Write the data out again exactly, with no pictures.

* START COLLECTED MATERIAL *

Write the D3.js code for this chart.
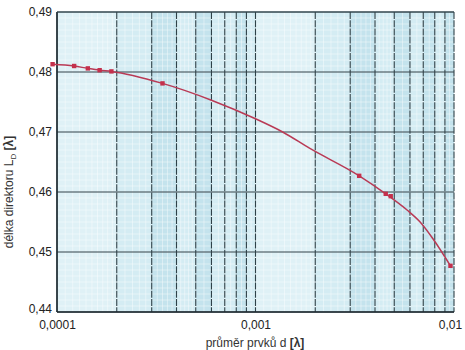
<!DOCTYPE html>
<html><head><meta charset="utf-8">
<script src="https://cdn.jsdelivr.net/npm/d3@7"></script>
<style>
body{margin:0;background:#fff;}
svg{display:block;font-family:"Liberation Sans",Arial,sans-serif;}
</style></head>
<body>
<svg id="c" width="465" height="350"></svg>
<script>
// ---- data ----
const xTickValues = [0.0001, 0.001, 0.01];
const xTickLabels = ["0,0001", "0,001", "0,01"];
const yTickValues = [0.44, 0.45, 0.46, 0.47, 0.48, 0.49];
const yTickLabels = ["0,44", "0,45", "0,46", "0,47", "0,48", "0,49"];
// marker points
const markerD = [0.000095, 0.000122, 0.000143, 0.000164, 0.000188, 0.00034, 0.00333, 0.00453, 0.0048, 0.0096];
const markerL = [0.4813, 0.4810, 0.4806, 0.4803, 0.4801, 0.4781, 0.4627, 0.4597, 0.4593, 0.4477];
// curve points
const curveD = [0.000095, 0.000122, 0.000143, 0.000164, 0.000188, 0.00034, 0.0006, 0.001, 0.00137, 0.00187, 0.00333, 0.00453, 0.0058, 0.00675, 0.0078, 0.0096];
const curveL = [0.4813, 0.4810, 0.4806, 0.4803, 0.4801, 0.4781, 0.4753, 0.4722, 0.4700, 0.4673, 0.4627, 0.4597, 0.4570, 0.4550, 0.4523, 0.4477];

const svg = d3.select("#c");
const x = d3.scaleLog().domain([0.0001, 0.01]).range([57, 454]);
const y = d3.scaleLinear().domain([0.44, 0.49]).range([312, 12]);
const x0 = x.range()[0], x1 = x.range()[1], y0 = y.range()[0], y1 = y.range()[1];

// background
svg.append("rect").attr("x", x0).attr("y", y1).attr("width", x1 - x0).attr("height", y0 - y1).attr("fill", "#d4ecf3");
// column shading (printed paper look)
const shade = [[0.0003,0.0004],[0.0005,0.0006],[0.0008,0.0009],[0.003,0.004],[0.005,0.006],[0.007,0.008],[0.009,0.01]];
svg.append("g").selectAll("rect").data(shade).join("rect")
  .attr("x", d => x(d[0])).attr("y", y1).attr("width", d => x(d[1]) - x(d[0])).attr("height", y0 - y1)
  .attr("fill", "#b9dde9").attr("opacity", 0.6);
const light = [[0.0001,0.0002],[0.001,0.002]];
svg.append("g").selectAll("rect").data(light).join("rect")
  .attr("x", d => x(d[0])).attr("y", y1).attr("width", d => x(d[1]) - x(d[0])).attr("height", y0 - y1)
  .attr("fill", "#e4f3f7").attr("opacity", 0.7);

// fine grid
const fineX = [];
[0.0001, 0.001].forEach(dec => {
  for (let m = 1; m < 10 - 1e-9; m += (m < 2 ? 0.1 : (m < 5 ? 0.2 : 0.5))) fineX.push(dec * m);
});
const fineY = d3.range(0.44, 0.49 + 1e-9, 0.001);
const fg = svg.append("g").attr("stroke", "#ffffff").attr("stroke-opacity", 0.7).attr("stroke-width", 0.6);
fg.selectAll("line.fx").data(fineX).join("line").attr("class", "fx")
  .attr("x1", d => x(d)).attr("x2", d => x(d)).attr("y1", y1).attr("y2", y0);
fg.selectAll("line.fy").data(fineY).join("line").attr("class", "fy")
  .attr("y1", d => y(d)).attr("y2", d => y(d)).attr("x1", x0).attr("x2", x1);

// major grid
const majorX = [];
[0.0001, 0.001].forEach(dec => { for (let m = 1; m <= 9; m++) majorX.push(dec * m); });
majorX.push(0.01);
const mg = svg.append("g").attr("stroke", "#2e4148").attr("stroke-width", 1.1);
mg.selectAll("line.mx").data(majorX).join("line").attr("class", "mx")
  .attr("x1", d => x(d)).attr("x2", d => x(d)).attr("y1", y1).attr("y2", y0)
  .attr("stroke-dasharray", d => (d === 0.0001 ? null : "7,1.2"));
mg.selectAll("line.my").data(yTickValues).join("line").attr("class", "my")
  .attr("y1", d => y(d)).attr("y2", d => y(d)).attr("x1", x0).attr("x2", x1);
// plot border
svg.append("line").attr("x1", x0).attr("x2", x0).attr("y1", y1).attr("y2", y0).attr("stroke", "#1e2a30").attr("stroke-width", 1.5);
svg.append("line").attr("x1", x0).attr("x2", x1).attr("y1", y0).attr("y2", y0).attr("stroke", "#1e2a30").attr("stroke-width", 1.5);
svg.append("line").attr("x1", x0).attr("x2", x1).attr("y1", y1).attr("y2", y1).attr("stroke", "#33474f").attr("stroke-width", 1);

// curve
const pts = curveD.map((d, i) => [d, curveL[i]]);
svg.append("path").datum(pts)
  .attr("d", d3.line().x(d => x(d[0])).y(d => y(d[1])).curve(d3.curveMonotoneX))
  .attr("fill", "none").attr("stroke", "#b93a55").attr("stroke-width", 1.5);
svg.append("g").selectAll("rect").data(markerD.map((d, i) => [d, markerL[i]])).join("rect")
  .attr("x", d => x(d[0]) - 2.2).attr("y", d => y(d[1]) - 2.2).attr("width", 4.4).attr("height", 4.4)
  .attr("fill", "#c4304c");

// axes
const ax = svg.append("g").attr("transform", `translate(0,${y0})`)
  .call(d3.axisBottom(x).tickValues(xTickValues).tickFormat((d, i) => xTickLabels[i]).tickSize(0).tickPadding(8));
ax.select(".domain").remove();
ax.selectAll("text").attr("font-size", 12).attr("fill", "#222").attr("font-family", "Liberation Sans, Arial, sans-serif");
ax.selectAll("text").filter((d, i) => i === 2).attr("dx", -4);

const ay = svg.append("g").attr("transform", `translate(${x0},0)`)
  .call(d3.axisLeft(y).tickValues(yTickValues).tickFormat((d, i) => yTickLabels[i]).tickSize(0).tickPadding(5));
ay.select(".domain").remove();
ay.selectAll("text").attr("font-size", 12).attr("fill", "#222").attr("font-family", "Liberation Sans, Arial, sans-serif");
ay.selectAll("text").filter((d, i) => i === 0).attr("dy", "0.05em");

// titles
const xt = svg.append("text").attr("x", 255).attr("y", 347).attr("text-anchor", "middle")
  .attr("font-size", 12).attr("fill", "#333");
xt.append("tspan").text("průměr prvků d ");
xt.append("tspan").attr("font-weight", "bold").text("[λ]");

const yt = svg.append("text").attr("transform", "translate(13,192) rotate(-90)").attr("text-anchor", "middle")
  .attr("font-size", 12).attr("fill", "#333");
yt.append("tspan").text("délka direktoru L");
yt.append("tspan").attr("font-size", 8).attr("dy", 3).text("D");
yt.append("tspan").attr("dy", -3).text(" ");
yt.append("tspan").attr("font-weight", "bold").text("[λ]");
</script>
</body></html>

* END COLLECTED MATERIAL *

> RESPONSE TO THIS EXERCISE
Write the D3.js code for this chart.
<!DOCTYPE html>
<html><head><meta charset="utf-8">
<script src="https://cdn.jsdelivr.net/npm/d3@7"></script>
<style>
body{margin:0;background:#fff;}
svg{display:block;font-family:"Liberation Sans",Arial,sans-serif;}
</style></head>
<body>
<svg id="c" width="465" height="350"></svg>
<script>
// ---- data ----
const xTickValues = [0.0001, 0.001, 0.01];
const xTickLabels = ["0,0001", "0,001", "0,01"];
const yTickValues = [0.44, 0.45, 0.46, 0.47, 0.48, 0.49];
const yTickLabels = ["0,44", "0,45", "0,46", "0,47", "0,48", "0,49"];
// marker points
const markerD = [0.000095, 0.000122, 0.000143, 0.000164, 0.000188, 0.00034, 0.00333, 0.00453, 0.0048, 0.0096];
const markerL = [0.4813, 0.4810, 0.4806, 0.4803, 0.4801, 0.4781, 0.4627, 0.4597, 0.4593, 0.4477];
// curve points
const curveD = [0.000095, 0.000122, 0.000143, 0.000164, 0.000188, 0.00034, 0.0006, 0.001, 0.00137, 0.00187, 0.00333, 0.00453, 0.0058, 0.00675, 0.0078, 0.0096];
const curveL = [0.4813, 0.4810, 0.4806, 0.4803, 0.4801, 0.4781, 0.4753, 0.4722, 0.4700, 0.4673, 0.4627, 0.4597, 0.4570, 0.4550, 0.4523, 0.4477];

const svg = d3.select("#c");
const x = d3.scaleLog().domain([0.0001, 0.01]).range([57, 454]);
const y = d3.scaleLinear().domain([0.44, 0.49]).range([312, 12]);
const x0 = x.range()[0], x1 = x.range()[1], y0 = y.range()[0], y1 = y.range()[1];

// background
svg.append("rect").attr("x", x0).attr("y", y1).attr("width", x1 - x0).attr("height", y0 - y1).attr("fill", "#d4ecf3");
// column shading (printed paper look)
const shade = [[0.0003,0.0004],[0.0005,0.0006],[0.0008,0.0009],[0.003,0.004],[0.005,0.006],[0.007,0.008],[0.009,0.01]];
svg.append("g").selectAll("rect").data(shade).join("rect")
  .attr("x", d => x(d[0])).attr("y", y1).attr("width", d => x(d[1]) - x(d[0])).attr("height", y0 - y1)
  .attr("fill", "#b9dde9").attr("opacity", 0.6);
const light = [[0.0001,0.0002],[0.001,0.002]];
svg.append("g").selectAll("rect").data(light).join("rect")
  .attr("x", d => x(d[0])).attr("y", y1).attr("width", d => x(d[1]) - x(d[0])).attr("height", y0 - y1)
  .attr("fill", "#e4f3f7").attr("opacity", 0.7);

// fine grid
const fineX = [];
[0.0001, 0.001].forEach(dec => {
  for (let m = 1; m < 10 - 1e-9; m += (m < 2 ? 0.1 : (m < 5 ? 0.2 : 0.5))) fineX.push(dec * m);
});
const fineY = d3.range(0.44, 0.49 + 1e-9, 0.001);
const fg = svg.append("g").attr("stroke", "#ffffff").attr("stroke-opacity", 0.7).attr("stroke-width", 0.6);
fg.selectAll("line.fx").data(fineX).join("line").attr("class", "fx")
  .attr("x1", d => x(d)).attr("x2", d => x(d)).attr("y1", y1).attr("y2", y0);
fg.selectAll("line.fy").data(fineY).join("line").attr("class", "fy")
  .attr("y1", d => y(d)).attr("y2", d => y(d)).attr("x1", x0).attr("x2", x1);

// major grid
const majorX = [];
[0.0001, 0.001].forEach(dec => { for (let m = 1; m <= 9; m++) majorX.push(dec * m); });
majorX.push(0.01);
const mg = svg.append("g").attr("stroke", "#2e4148").attr("stroke-width", 1.1);
mg.selectAll("line.mx").data(majorX).join("line").attr("class", "mx")
  .attr("x1", d => x(d)).attr("x2", d => x(d)).attr("y1", y1).attr("y2", y0)
  .attr("stroke-dasharray", d => (d === 0.0001 ? null : "7,1.2"));
mg.selectAll("line.my").data(yTickValues).join("line").attr("class", "my")
  .attr("y1", d => y(d)).attr("y2", d => y(d)).attr("x1", x0).attr("x2", x1);
// plot border
svg.append("line").attr("x1", x0).attr("x2", x0).attr("y1", y1).attr("y2", y0).attr("stroke", "#1e2a30").attr("stroke-width", 1.5);
svg.append("line").attr("x1", x0).attr("x2", x1).attr("y1", y0).attr("y2", y0).attr("stroke", "#1e2a30").attr("stroke-width", 1.5);
svg.append("line").attr("x1", x0).attr("x2", x1).attr("y1", y1).attr("y2", y1).attr("stroke", "#33474f").attr("stroke-width", 1);

// curve
const pts = curveD.map((d, i) => [d, curveL[i]]);
svg.append("path").datum(pts)
  .attr("d", d3.line().x(d => x(d[0])).y(d => y(d[1])).curve(d3.curveMonotoneX))
  .attr("fill", "none").attr("stroke", "#b93a55").attr("stroke-width", 1.5);
svg.append("g").selectAll("rect").data(markerD.map((d, i) => [d, markerL[i]])).join("rect")
  .attr("x", d => x(d[0]) - 2.2).attr("y", d => y(d[1]) - 2.2).attr("width", 4.4).attr("height", 4.4)
  .attr("fill", "#c4304c");

// axes
const ax = svg.append("g").attr("transform", `translate(0,${y0})`)
  .call(d3.axisBottom(x).tickValues(xTickValues).tickFormat((d, i) => xTickLabels[i]).tickSize(0).tickPadding(8));
ax.select(".domain").remove();
ax.selectAll("text").attr("font-size", 12).attr("fill", "#222").attr("font-family", "Liberation Sans, Arial, sans-serif");
ax.selectAll("text").filter((d, i) => i === 2).attr("dx", -4);

const ay = svg.append("g").attr("transform", `translate(${x0},0)`)
  .call(d3.axisLeft(y).tickValues(yTickValues).tickFormat((d, i) => yTickLabels[i]).tickSize(0).tickPadding(5));
ay.select(".domain").remove();
ay.selectAll("text").attr("font-size", 12).attr("fill", "#222").attr("font-family", "Liberation Sans, Arial, sans-serif");
ay.selectAll("text").filter((d, i) => i === 0).attr("dy", "0.05em");

// titles
const xt = svg.append("text").attr("x", 255).attr("y", 347).attr("text-anchor", "middle")
  .attr("font-size", 12).attr("fill", "#333");
xt.append("tspan").text("průměr prvků d ");
xt.append("tspan").attr("font-weight", "bold").text("[λ]");

const yt = svg.append("text").attr("transform", "translate(13,192) rotate(-90)").attr("text-anchor", "middle")
  .attr("font-size", 12).attr("fill", "#333");
yt.append("tspan").text("délka direktoru L");
yt.append("tspan").attr("font-size", 8).attr("dy", 3).text("D");
yt.append("tspan").attr("dy", -3).text(" ");
yt.append("tspan").attr("font-weight", "bold").text("[λ]");
</script>
</body></html>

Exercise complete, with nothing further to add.